Ma Jun, chief economist at the central bank's research bureau, declined to verify the issue to China Daily, citing the sensitivity of the issue. He said such efforts would require cross-department coordination.

Ma last week denied that the PBOC would directly buy the bonds. Following his remarks, yields on bonds issued by policy banks rose by 10 basis points.

But the fact that he did not explicitly rule out the possibility of indirect purchases, fueled hopes of an "upcoming PSL".

The Finance Ministry had in March announced a 1 trillion yuan debt-for-bonds swap plan that would save local governments up to 50 billion yuan in interest payments a year.

However, Jiangsu province on April 23 delayed a 64.8 billion yuan bond issuance after failing to agree with banks on the issuance price.

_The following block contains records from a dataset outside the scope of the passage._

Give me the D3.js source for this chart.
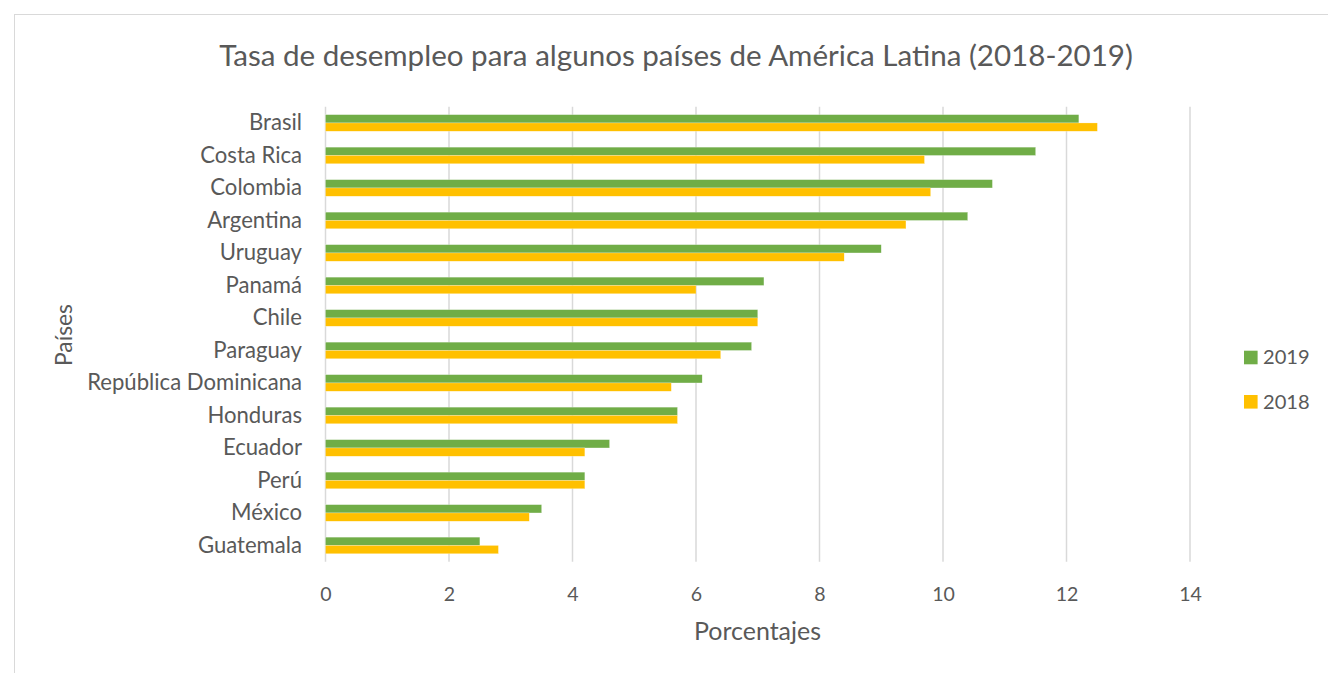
<!DOCTYPE html>
<html>
<head>
<meta charset="utf-8">
<script src="https://cdn.jsdelivr.net/npm/d3@7/dist/d3.min.js"></script>
<style>
  html, body { margin: 0; padding: 0; background: #fff; }
  svg { display: block; }
  text { font-family: Lato, "Open Sans", sans-serif; fill: #595959; }
</style>
</head>
<body>
<svg id="chart" width="1328" height="673"></svg>
<script>
const categories = ["Brasil", "Costa Rica", "Colombia", "Argentina", "Uruguay", "Panamá", "Chile", "Paraguay", "República Dominicana", "Honduras", "Ecuador", "Perú", "México", "Guatemala"];
const values2019 = [12.2, 11.5, 10.8, 10.4, 9.0, 7.1, 7.0, 6.9, 6.1, 5.7, 4.6, 4.2, 3.5, 2.5];
const values2018 = [12.5, 9.7, 9.8, 9.4, 8.4, 6.0, 7.0, 6.4, 5.6, 5.7, 4.2, 4.2, 3.3, 2.8];
const seriesNames = ["2019", "2018"];
const seriesColors = ["#70AD47", "#FFC000"];
const xTicks = [0, 2, 4, 6, 8, 10, 12, 14];
const titleText = "Tasa de desempleo para algunos países de América Latina (2018-2019)";
const xTitle = "Porcentajes";
const yTitle = "Países";

const svg = d3.select("#chart");

// outer chart border
svg.append("rect")
  .attr("x", 14.5).attr("y", 14.5)
  .attr("width", 1340).attr("height", 700)
  .attr("fill", "none").attr("stroke", "#d9d9d9").attr("stroke-width", 1);

const plot = { left: 325.5, right: 1190, top: 106.7, bottom: 561.7 };

const x = d3.scaleLinear().domain([0, 14]).range([plot.left, plot.right]);
const y = d3.scaleBand().domain(categories).range([plot.top, plot.bottom]).padding(0);
const ySub = d3.scaleBand().domain(seriesNames).range([0, y.bandwidth()]).paddingInner(0).paddingOuter(0.96);

function fit(sel, target) {
  const n = sel.node();
  const fs = parseFloat(sel.attr("font-size"));
  const w = n.getComputedTextLength();
  sel.attr("font-size", (fs * target / w).toFixed(2));
  return fs * target / w;
}

// gridlines
svg.append("g").selectAll("line").data(xTicks).join("line")
  .attr("x1", d => x(d)).attr("x2", d => x(d))
  .attr("y1", plot.top).attr("y2", plot.bottom)
  .attr("stroke", "#d9d9d9").attr("stroke-width", 1.5);

// bars
const data = categories.map((c, i) => ({ c, vals: [values2019[i], values2018[i]] }));
const groups = svg.append("g").selectAll("g").data(data).join("g")
  .attr("transform", d => `translate(0,${y(d.c)})`);
groups.selectAll("rect").data(d => d.vals.map((v, j) => ({ v, s: seriesNames[j], col: seriesColors[j] })))
  .join("rect")
  .attr("x", x(0))
  .attr("y", d => ySub(d.s))
  .attr("width", d => x(d.v) - x(0))
  .attr("height", ySub.bandwidth())
  .attr("fill", d => d.col)
  .attr("stroke", "#ffffff").attr("stroke-width", 0.4).attr("stroke-opacity", 0.6);

// category labels (fit size on longest label)
const probe = svg.append("text").attr("font-size", 18).text("República Dominicana");
const catFs = fit(probe, 215);
probe.remove();
svg.append("g").selectAll("text").data(categories).join("text")
  .attr("x", 302)
  .attr("y", d => y(d) + y.bandwidth() / 2 + catFs * 0.36 - 0.5)
  .attr("text-anchor", "end")
  .attr("font-size", catFs.toFixed(2))
  .text(d => d);

// x tick labels
const tprobe = svg.append("text").attr("font-size", 18).text("14");
const tickFs = fit(tprobe, 22.7);
tprobe.remove();
const xAxis = d3.axisBottom(x).tickValues(xTicks).tickSize(0).tickPadding(0).tickFormat(d3.format("d"));
const ax = svg.append("g").call(xAxis);
ax.select(".domain").remove();
ax.attr("font-family", null).attr("font-size", null);
ax.selectAll("text")
  .attr("y", 600.5).attr("dy", null)
  .attr("font-size", tickFs.toFixed(2))
  .attr("fill", "#595959");

// title
const t = svg.append("text").attr("x", 676).attr("y", 65.7).attr("text-anchor", "middle")
  .attr("font-size", 26).text(titleText);
fit(t, 914);

// x axis title
const xt = svg.append("text").attr("x", 757.5).attr("y", 640).attr("text-anchor", "middle")
  .attr("font-size", 20).text(xTitle);
fit(xt, 127);

// y axis title
const yt = svg.append("text").attr("transform", "translate(71.5,335) rotate(-90)").attr("text-anchor", "middle")
  .attr("font-size", 20).text(yTitle);
fit(yt, 62);

// legend
const leg = svg.append("g");
const legY = [350.7, 395];
seriesNames.forEach((s, i) => {
  leg.append("rect").attr("x", 1244).attr("y", legY[i]).attr("width", 13.6).attr("height", 13.6).attr("fill", seriesColors[i]);
  const lt = leg.append("text").attr("x", 1263).attr("y", legY[i] + 13.6).attr("font-size", 18).text(s);
  fit(lt, 46.7);
});
</script>
</body>
</html>
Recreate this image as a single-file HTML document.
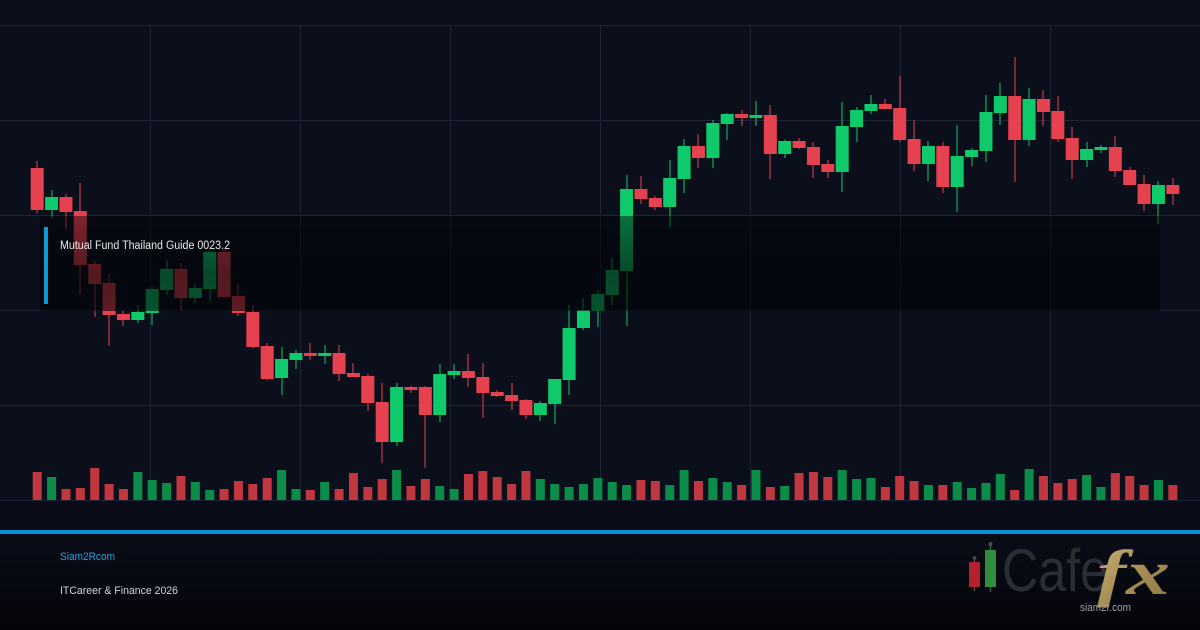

This scenario could be repeated in other parts of China, because banks stand to lose money on low-yielding government bonds.

With an average money cost of 4 percent, commercial banks would lose 500,000 yuan to 2 million yuan for every 100 million yuan bonds they purchase, financial institutions estimated.

The bonds are also considered by banks as not liquid because they cannot be pledged for repos.

Wang Tao, chief China economist with UBS, said:" It is likely in the future that the PSL would be collateralized with local government bonds, or commercial banks may be able to use those bonds as collateral to access "on-lending" liquidity from the central bank.

"Fundamentally, we do not consider this to be materially different from how PBOC has managed China's base money supply in the past. The only difference is that the type of collateral used will now include new bonds once they are available, along with longer terms of liquidity provision," she said.

Wang said the expansion of PSL does not mean that China has run out of other means to increase base money supply, but the government chose to use PSL or other similar liquidity facilities due to a belief that they can deliver more targeted easing to desirable sectors.

Local governments also ramped up their own efforts to increase the appeal of their bonds. Authorities in at least five cities are accepting local-government bonds as collateral, Bloomberg reported on Wednesday, citing people familiar with the matter.

Governments require collateral when they deposit cash at competing commercial banks. Typically, only central government bonds qualify.

The Caixin report also said that officials at bank headquarters are unwilling to buy these bonds, but officials at local branches tried to persuade them out of concern over local governments' deposits, which is a main source of bank deposits.

Two researchers from the Institute of Finance and Banking under the Chinese Academy of Social Sciences said in an academic journal on Wednesday that the circumstance for issuing municipal bonds are far from mature, so the Finance Ministry should consider issuing special State treasuries instead.

Provincial authorities estimated they had 16 trillion yuan of direct debt by the end of 2014, a 47 percent jump from 18 months ago, an official with the ministry said earlier.

Debts falling due this year is estimated at 2.9 trillion yuan, or 4.2 percent of the country's GDP, the China International Capital Corp said in a recent report.